AC²-VLA: Methodology
AC²-VLA introduces an action-context-aware, unified adaptive computation paradigm for VLA models. The principal contribution is an action-prior router, which predicts and coordinates cache reuse, token selection, and layer execution gates jointly according to the history of actions, the visual scene, and the current language instruction. Unlike existing methods that independently apply efficiency mechanisms, AC²-VLA leverages the robot's ongoing manipulation context for inference-time routing across the temporal (cognition reuse), spatial (token pruning), and depth (layer skipping) axes.
Figure 1: AC²-VLA's unified, action-context-aware computation gates outperform conventional approaches by integrating cache reuse, token pruning, and layer skipping through joint action-aware mechanisms.
The router constructs a context vector by fusing representations of the previous action, pooled vision features, instruction embeddings, and control step index. Each component is projected through component-specific encoders, aggregated via an MLP, and used as input to three gating heads: a scalar for cache reuse; token keep scores for vision patches; and binary gates for transformer block execution. Training utilizes an action-guided self-distillation regime, distilling both action outputs and backbone features from the dense teacher to the sparse student, augmented by regularization for gating budget and temporal consistency.

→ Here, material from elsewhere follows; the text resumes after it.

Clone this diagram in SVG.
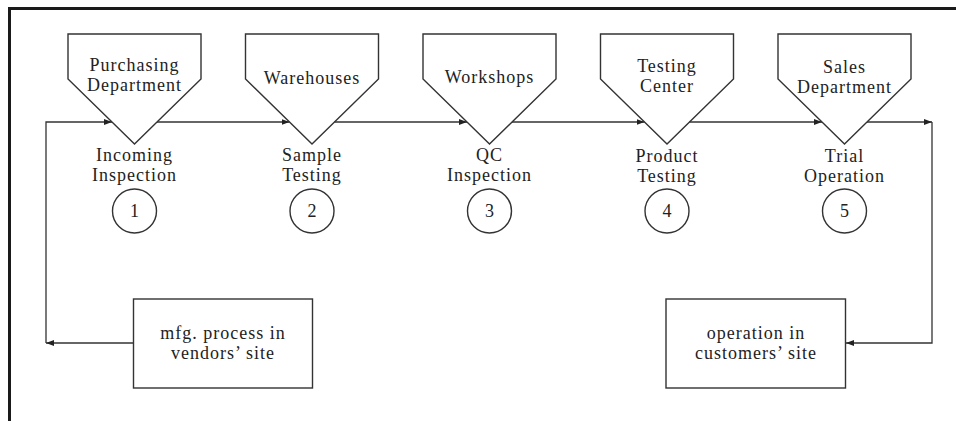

Figure 2: Diagram of AC²-VLA's architecture, illustrating action-context-driven construction of routing gates guiding token pruning, layer skipping, and reuse decisions at each timestep.
Practical Implementation and Inference Mechanisms
At each timestep, AC²-VLA attempts to maximize computational reuse and optimize inference speed via the following mechanisms:
These mechanisms are exercised jointly, delivering both pronounced inference speedups and consistent performance. Soft gating during training stabilizes optimization, with binarization enforced only during deployment.
Experimental Results and Comparative Evaluation
Comprehensive evaluation is performed on the SIMPLER manipulation benchmark, encompassing diverse protocols for Google Robot and WidowX platforms. AC²-VLA is implemented atop CogACT with a frozen Prismatic-7B backbone, exposing the isolated effect of the routing policy. Results are presented vis-à-vis generalist models (RT-1, RT-2-X, Octo, OpenVLA, CogACT) and efficiency-oriented baselines (VLA-Cache, EfficientVLA, FastV, MoLe-VLA).
Key findings include:
- Efficiency: AC²-VLA achieves up to 1.79× inference speedup and reduces effective FLOPs to 29.4% of the dense baseline (CogACT) on Google Robot Visual Matching.
- Performance: Task success rates are maintained or improved relative to dense policies: 76.8% for AC²-VLA versus 74.8% for CogACT, with notable performance on precision-critical tasks such as "Drawer Opening" (80.6% vs. 71.8%).
- Consistency: Action-context-aware routing delivers temporally stable decisions, suppressing distractors and mitigating high-frequency jitter in action outputs.
- Comparative Strength: In ablation, cache reuse and token pruning contribute compellingly to both acceleration and robustness, with all three computation axes required for optimal trade-off.

Figure 4: Token-level importance overlays, output by the action-conditioned router and visualized atop input observations, demonstrate context-adaptive spatial focusing that suppresses irrelevant regions and prioritizes manipulation-critical patches.
Efficiency-accuracy tradeoffs are illustrated by a Pareto frontier over token keep ratios and layer counts. Aggressive token sparsification (rtopk<0.4) precipitates sharp accuracy declines, while minimal pruning (rtopk≥0.6) inflates FLOPs without commensurate gains. Similar trends emerge for transformer depth. Cache reuse, controlled via gating threshold, yields concurrent gains in robustness and speed.
Figure 5: Pareto frontier reveals optimal trade-offs in token pruning and layer skipping, guiding practitioners on configuration choices for target efficiency/accuracy profiles.
Broader Implications and Future Directions
The results substantiate the thesis that computation redundancy in VLA models aligns more closely with action context than visual complexity. By centering adaptive computation on the agent's manipulation state, AC²-VLA demonstrates that action-guided sparsification not only accelerates inference but also regularizes decision making for enhanced stability and success rates.
Practically, the approach lowers the hardware barriers for deploying large VLA agents on real robots under demanding real-time constraints. Theoretically, it highlights a shift from visual- or heuristic-driven efficiency towards closed-loop control-aware adaptivity, suggesting that scalable generalist robot policies will benefit from inference paradigms that co-opt action history and control context as first-class citizens in computation allocation.
Future extensions may explore hierarchical routers conditioned on longer action histories, tighter integration with open-world generalization mechanisms (e.g., π0/π0.5 families), or meta-learned sparsity control for deployment over heterogeneous, resource-constrained robot platforms.
Conclusion
AC²-VLA sets forth a unified, action-context-aware routing framework for efficient VLA inference in robotic manipulation. By adaptively gating cache reuse, token pruning, and layer skipping based on manipulation state, the method achieves superior speed-accuracy trade-offs and improves action consistency. This paradigm underscores the criticality of aligning computation allocation to embodied action context in scalable robot intelligence and posits adaptive inference as a cornerstone for future VLA architectures.